## start Material supplied
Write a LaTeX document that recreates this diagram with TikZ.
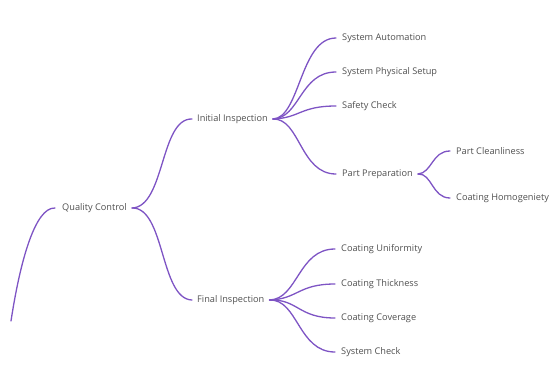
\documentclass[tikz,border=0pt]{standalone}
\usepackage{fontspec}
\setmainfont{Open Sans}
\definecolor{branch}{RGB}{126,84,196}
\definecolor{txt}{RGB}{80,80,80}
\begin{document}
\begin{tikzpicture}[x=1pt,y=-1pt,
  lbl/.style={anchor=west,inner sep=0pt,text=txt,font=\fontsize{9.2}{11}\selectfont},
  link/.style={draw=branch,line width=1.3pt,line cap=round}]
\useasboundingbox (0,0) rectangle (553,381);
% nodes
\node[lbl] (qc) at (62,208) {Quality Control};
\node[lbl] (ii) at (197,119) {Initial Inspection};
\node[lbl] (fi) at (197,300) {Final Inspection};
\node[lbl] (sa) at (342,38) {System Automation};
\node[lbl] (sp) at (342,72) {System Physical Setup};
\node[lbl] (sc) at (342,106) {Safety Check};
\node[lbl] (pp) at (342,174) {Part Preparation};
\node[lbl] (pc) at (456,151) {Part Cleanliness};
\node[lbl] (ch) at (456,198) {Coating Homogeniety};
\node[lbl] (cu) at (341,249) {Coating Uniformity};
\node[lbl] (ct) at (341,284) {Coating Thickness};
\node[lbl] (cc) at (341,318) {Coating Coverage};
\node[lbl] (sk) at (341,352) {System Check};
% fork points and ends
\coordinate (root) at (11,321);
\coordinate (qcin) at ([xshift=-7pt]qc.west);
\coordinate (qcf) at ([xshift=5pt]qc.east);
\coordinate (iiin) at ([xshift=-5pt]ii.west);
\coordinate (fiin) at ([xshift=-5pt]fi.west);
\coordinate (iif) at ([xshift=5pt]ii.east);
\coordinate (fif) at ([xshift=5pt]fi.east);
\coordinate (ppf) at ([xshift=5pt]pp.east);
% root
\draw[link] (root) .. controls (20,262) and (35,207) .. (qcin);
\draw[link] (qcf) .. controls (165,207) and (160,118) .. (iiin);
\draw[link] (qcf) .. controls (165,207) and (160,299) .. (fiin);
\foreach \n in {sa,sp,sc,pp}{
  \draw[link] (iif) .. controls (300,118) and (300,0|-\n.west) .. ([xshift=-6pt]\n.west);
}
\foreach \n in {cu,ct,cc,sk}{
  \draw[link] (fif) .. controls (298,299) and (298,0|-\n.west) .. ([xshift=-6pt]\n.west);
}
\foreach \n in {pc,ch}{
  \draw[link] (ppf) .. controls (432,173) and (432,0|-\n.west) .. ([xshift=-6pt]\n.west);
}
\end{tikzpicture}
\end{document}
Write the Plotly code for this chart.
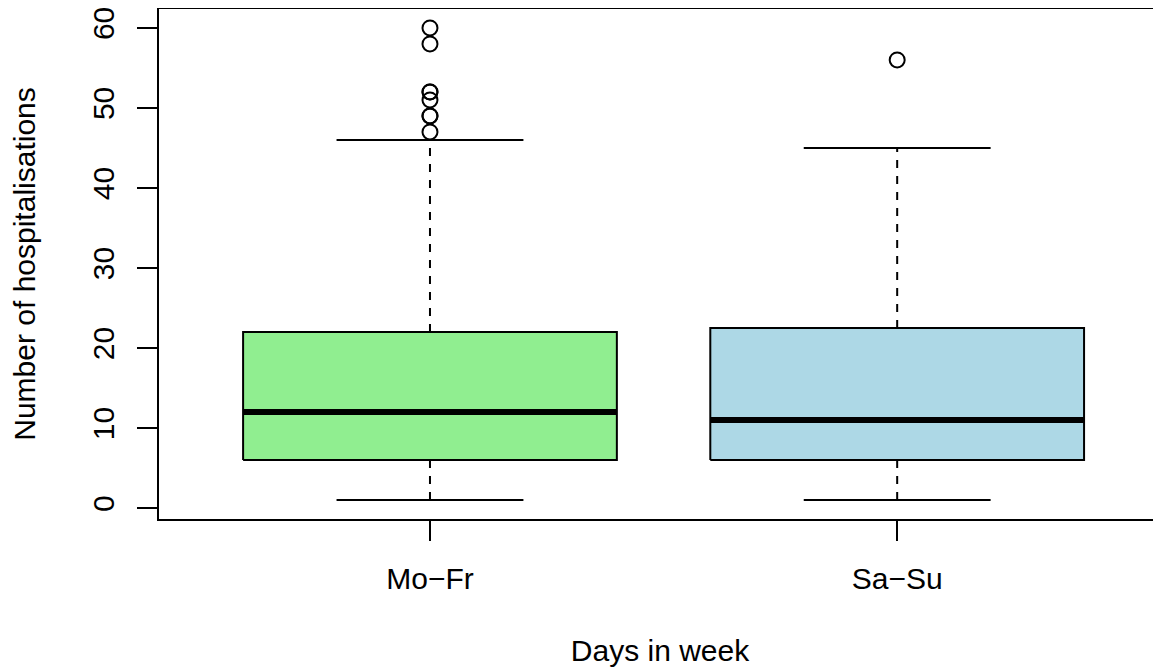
## end Material supplied
> _Exercise directions_
Give back the whole listing as it stands, minus its pictures.

> _Task solution_
Write a LaTeX document that recreates this diagram with TikZ.
\documentclass[tikz,border=0pt]{standalone}
\usepackage{fontspec}
\setmainfont{Open Sans}
\definecolor{branch}{RGB}{126,84,196}
\definecolor{txt}{RGB}{80,80,80}
\begin{document}
\begin{tikzpicture}[x=1pt,y=-1pt,
  lbl/.style={anchor=west,inner sep=0pt,text=txt,font=\fontsize{9.2}{11}\selectfont},
  link/.style={draw=branch,line width=1.3pt,line cap=round}]
\useasboundingbox (0,0) rectangle (553,381);
% nodes
\node[lbl] (qc) at (62,208) {Quality Control};
\node[lbl] (ii) at (197,119) {Initial Inspection};
\node[lbl] (fi) at (197,300) {Final Inspection};
\node[lbl] (sa) at (342,38) {System Automation};
\node[lbl] (sp) at (342,72) {System Physical Setup};
\node[lbl] (sc) at (342,106) {Safety Check};
\node[lbl] (pp) at (342,174) {Part Preparation};
\node[lbl] (pc) at (456,151) {Part Cleanliness};
\node[lbl] (ch) at (456,198) {Coating Homogeniety};
\node[lbl] (cu) at (341,249) {Coating Uniformity};
\node[lbl] (ct) at (341,284) {Coating Thickness};
\node[lbl] (cc) at (341,318) {Coating Coverage};
\node[lbl] (sk) at (341,352) {System Check};
% fork points and ends
\coordinate (root) at (11,321);
\coordinate (qcin) at ([xshift=-7pt]qc.west);
\coordinate (qcf) at ([xshift=5pt]qc.east);
\coordinate (iiin) at ([xshift=-5pt]ii.west);
\coordinate (fiin) at ([xshift=-5pt]fi.west);
\coordinate (iif) at ([xshift=5pt]ii.east);
\coordinate (fif) at ([xshift=5pt]fi.east);
\coordinate (ppf) at ([xshift=5pt]pp.east);
% root
\draw[link] (root) .. controls (20,262) and (35,207) .. (qcin);
\draw[link] (qcf) .. controls (165,207) and (160,118) .. (iiin);
\draw[link] (qcf) .. controls (165,207) and (160,299) .. (fiin);
\foreach \n in {sa,sp,sc,pp}{
  \draw[link] (iif) .. controls (300,118) and (300,0|-\n.west) .. ([xshift=-6pt]\n.west);
}
\foreach \n in {cu,ct,cc,sk}{
  \draw[link] (fif) .. controls (298,299) and (298,0|-\n.west) .. ([xshift=-6pt]\n.west);
}
\foreach \n in {pc,ch}{
  \draw[link] (ppf) .. controls (432,173) and (432,0|-\n.west) .. ([xshift=-6pt]\n.west);
}
\end{tikzpicture}
\end{document}
Write the Plotly code for this chart.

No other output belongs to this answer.